Work to be completed:
Copy exactly, leaving out every image, the lines from the one with "Rebuild this chart" through the one with "var rateMrplC = [43, 118, 172, 237, 302, 351, 410];", inclusive.

Task inputs:
[Begin]

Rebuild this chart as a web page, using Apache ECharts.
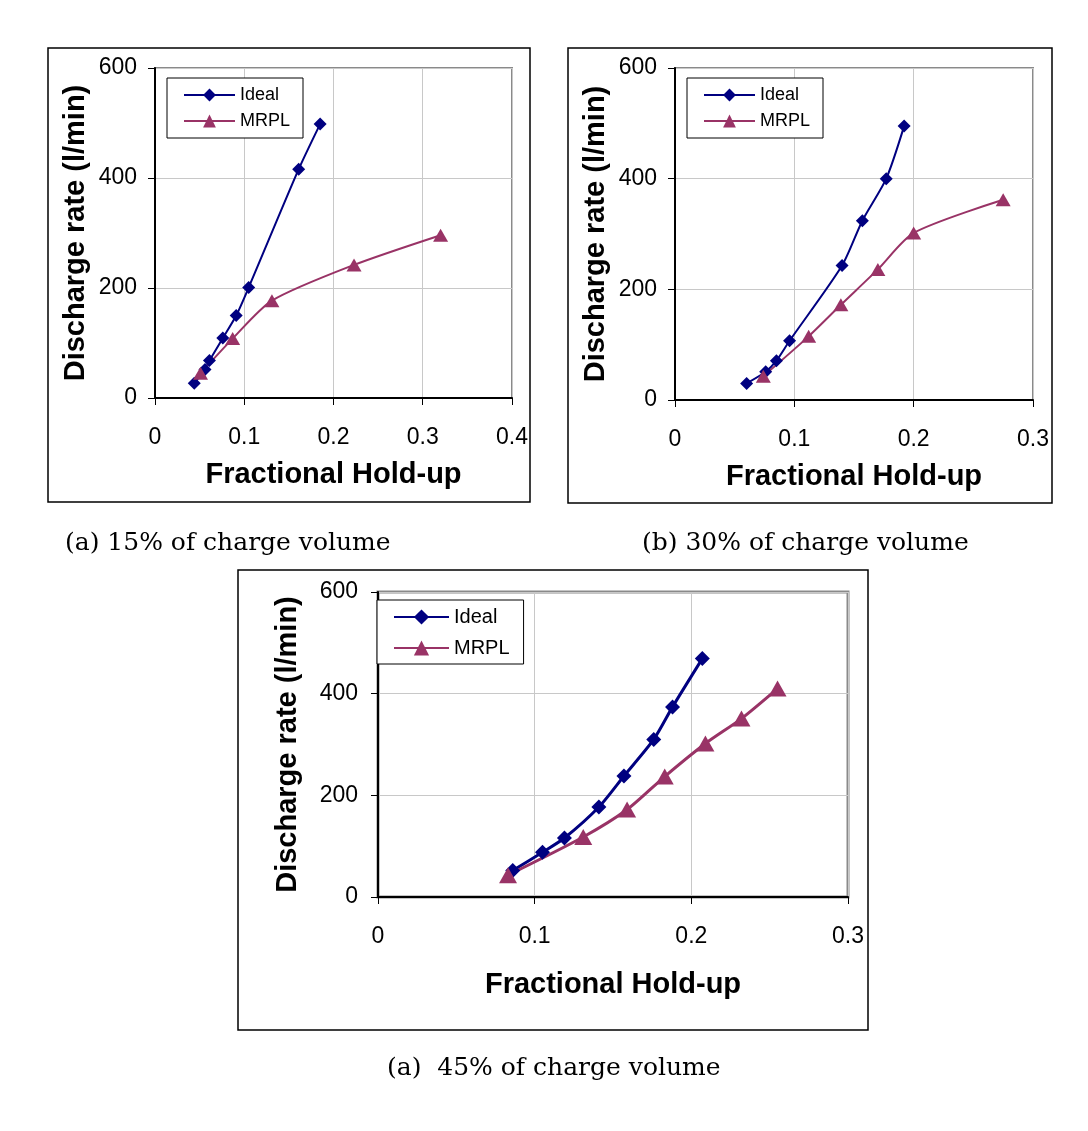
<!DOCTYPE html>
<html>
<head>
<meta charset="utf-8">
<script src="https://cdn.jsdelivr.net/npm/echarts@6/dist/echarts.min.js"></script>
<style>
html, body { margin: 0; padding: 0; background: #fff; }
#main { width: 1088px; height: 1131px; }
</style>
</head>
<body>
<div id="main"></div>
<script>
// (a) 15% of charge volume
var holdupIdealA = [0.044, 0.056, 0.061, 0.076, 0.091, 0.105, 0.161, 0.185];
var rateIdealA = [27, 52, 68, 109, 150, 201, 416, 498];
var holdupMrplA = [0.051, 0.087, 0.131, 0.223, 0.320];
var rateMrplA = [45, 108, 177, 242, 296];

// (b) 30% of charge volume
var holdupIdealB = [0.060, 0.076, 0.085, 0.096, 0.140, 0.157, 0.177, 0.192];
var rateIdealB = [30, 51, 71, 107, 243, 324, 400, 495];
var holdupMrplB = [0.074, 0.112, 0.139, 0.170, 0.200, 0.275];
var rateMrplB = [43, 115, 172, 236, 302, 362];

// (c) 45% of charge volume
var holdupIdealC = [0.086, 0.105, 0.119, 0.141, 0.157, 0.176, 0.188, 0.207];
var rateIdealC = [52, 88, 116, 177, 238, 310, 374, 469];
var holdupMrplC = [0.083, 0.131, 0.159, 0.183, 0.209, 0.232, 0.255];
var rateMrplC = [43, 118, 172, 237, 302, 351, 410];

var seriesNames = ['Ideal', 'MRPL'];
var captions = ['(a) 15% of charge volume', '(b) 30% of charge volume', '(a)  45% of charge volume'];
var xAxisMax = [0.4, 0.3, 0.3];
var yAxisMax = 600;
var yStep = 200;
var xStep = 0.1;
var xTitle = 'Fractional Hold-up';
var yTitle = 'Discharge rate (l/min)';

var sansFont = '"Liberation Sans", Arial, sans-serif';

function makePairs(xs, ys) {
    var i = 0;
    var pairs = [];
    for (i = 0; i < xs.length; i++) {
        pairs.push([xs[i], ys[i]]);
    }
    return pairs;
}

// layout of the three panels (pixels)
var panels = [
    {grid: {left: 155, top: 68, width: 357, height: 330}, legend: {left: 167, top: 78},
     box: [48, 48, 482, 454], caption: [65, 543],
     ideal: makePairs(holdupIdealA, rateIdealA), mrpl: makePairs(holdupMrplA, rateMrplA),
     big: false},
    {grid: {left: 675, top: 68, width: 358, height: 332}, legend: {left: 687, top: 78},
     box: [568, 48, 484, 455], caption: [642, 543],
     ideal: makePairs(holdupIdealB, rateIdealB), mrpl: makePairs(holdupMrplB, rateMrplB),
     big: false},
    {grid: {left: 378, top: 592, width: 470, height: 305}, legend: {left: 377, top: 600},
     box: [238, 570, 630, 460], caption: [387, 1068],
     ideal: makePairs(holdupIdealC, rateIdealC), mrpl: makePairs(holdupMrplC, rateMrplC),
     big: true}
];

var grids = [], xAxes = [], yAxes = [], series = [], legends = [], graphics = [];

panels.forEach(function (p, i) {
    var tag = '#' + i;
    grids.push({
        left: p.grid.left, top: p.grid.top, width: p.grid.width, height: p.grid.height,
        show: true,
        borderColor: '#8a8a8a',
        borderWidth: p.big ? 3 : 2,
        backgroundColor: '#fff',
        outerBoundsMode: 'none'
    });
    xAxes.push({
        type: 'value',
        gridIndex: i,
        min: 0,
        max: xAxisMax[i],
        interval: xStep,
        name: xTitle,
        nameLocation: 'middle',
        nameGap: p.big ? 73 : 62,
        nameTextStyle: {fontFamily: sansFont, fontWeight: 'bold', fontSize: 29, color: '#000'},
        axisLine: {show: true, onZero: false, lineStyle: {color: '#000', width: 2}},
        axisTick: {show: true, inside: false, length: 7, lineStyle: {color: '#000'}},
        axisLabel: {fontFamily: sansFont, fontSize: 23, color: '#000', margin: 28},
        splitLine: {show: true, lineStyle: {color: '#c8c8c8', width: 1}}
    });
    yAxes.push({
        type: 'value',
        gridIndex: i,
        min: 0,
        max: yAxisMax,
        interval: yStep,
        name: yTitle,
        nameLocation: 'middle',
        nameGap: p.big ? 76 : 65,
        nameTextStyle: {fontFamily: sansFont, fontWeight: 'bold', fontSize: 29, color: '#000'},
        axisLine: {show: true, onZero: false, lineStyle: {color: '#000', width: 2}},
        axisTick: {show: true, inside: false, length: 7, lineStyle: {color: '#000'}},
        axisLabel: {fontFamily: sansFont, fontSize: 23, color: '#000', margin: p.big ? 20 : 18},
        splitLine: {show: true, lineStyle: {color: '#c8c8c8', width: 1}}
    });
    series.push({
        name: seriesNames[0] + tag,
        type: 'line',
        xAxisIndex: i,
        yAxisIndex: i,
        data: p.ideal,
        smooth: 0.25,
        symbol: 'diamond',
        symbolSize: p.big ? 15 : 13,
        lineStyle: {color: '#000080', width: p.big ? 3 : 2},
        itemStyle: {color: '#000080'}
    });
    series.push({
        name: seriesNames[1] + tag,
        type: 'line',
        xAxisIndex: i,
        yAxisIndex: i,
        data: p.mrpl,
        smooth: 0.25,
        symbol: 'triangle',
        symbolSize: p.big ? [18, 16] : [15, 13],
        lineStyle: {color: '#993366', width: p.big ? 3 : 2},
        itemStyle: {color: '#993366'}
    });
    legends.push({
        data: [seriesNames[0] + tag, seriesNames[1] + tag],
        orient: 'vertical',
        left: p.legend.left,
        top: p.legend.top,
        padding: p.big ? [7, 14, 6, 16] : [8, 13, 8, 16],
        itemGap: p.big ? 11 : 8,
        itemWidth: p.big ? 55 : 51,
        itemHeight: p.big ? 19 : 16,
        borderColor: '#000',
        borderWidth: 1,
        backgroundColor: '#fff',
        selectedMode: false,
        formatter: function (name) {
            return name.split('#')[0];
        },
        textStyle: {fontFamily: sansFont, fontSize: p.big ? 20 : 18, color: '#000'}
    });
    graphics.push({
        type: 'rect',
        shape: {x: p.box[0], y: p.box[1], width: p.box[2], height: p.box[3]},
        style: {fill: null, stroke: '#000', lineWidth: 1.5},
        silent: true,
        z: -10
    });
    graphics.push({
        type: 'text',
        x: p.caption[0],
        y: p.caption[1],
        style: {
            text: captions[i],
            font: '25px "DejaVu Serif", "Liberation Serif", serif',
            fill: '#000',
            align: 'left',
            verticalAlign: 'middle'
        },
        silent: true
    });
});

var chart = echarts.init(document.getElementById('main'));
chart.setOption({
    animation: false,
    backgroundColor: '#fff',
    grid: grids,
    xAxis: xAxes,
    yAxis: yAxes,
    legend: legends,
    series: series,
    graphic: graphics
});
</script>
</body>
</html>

[End]
[Begin]

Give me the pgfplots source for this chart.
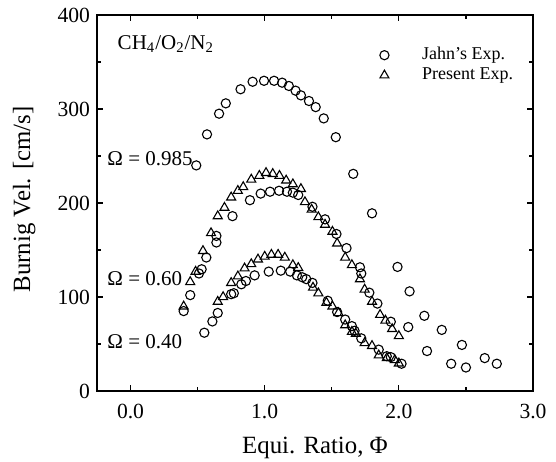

[End]

Worked solution:
Rebuild this chart as a web page, using Apache ECharts.
<!DOCTYPE html>
<html>
<head>
<meta charset="utf-8">
<script src="https://cdn.jsdelivr.net/npm/echarts@6/dist/echarts.min.js"></script>
<style>
html, body { margin: 0; padding: 0; background: #fff; }
#main { width: 1088px; height: 1131px; }
</style>
</head>
<body>
<div id="main"></div>
<script>
// (a) 15% of charge volume
var holdupIdealA = [0.044, 0.056, 0.061, 0.076, 0.091, 0.105, 0.161, 0.185];
var rateIdealA = [27, 52, 68, 109, 150, 201, 416, 498];
var holdupMrplA = [0.051, 0.087, 0.131, 0.223, 0.320];
var rateMrplA = [45, 108, 177, 242, 296];

// (b) 30% of charge volume
var holdupIdealB = [0.060, 0.076, 0.085, 0.096, 0.140, 0.157, 0.177, 0.192];
var rateIdealB = [30, 51, 71, 107, 243, 324, 400, 495];
var holdupMrplB = [0.074, 0.112, 0.139, 0.170, 0.200, 0.275];
var rateMrplB = [43, 115, 172, 236, 302, 362];

// (c) 45% of charge volume
var holdupIdealC = [0.086, 0.105, 0.119, 0.141, 0.157, 0.176, 0.188, 0.207];
var rateIdealC = [52, 88, 116, 177, 238, 310, 374, 469];
var holdupMrplC = [0.083, 0.131, 0.159, 0.183, 0.209, 0.232, 0.255];
var rateMrplC = [43, 118, 172, 237, 302, 351, 410];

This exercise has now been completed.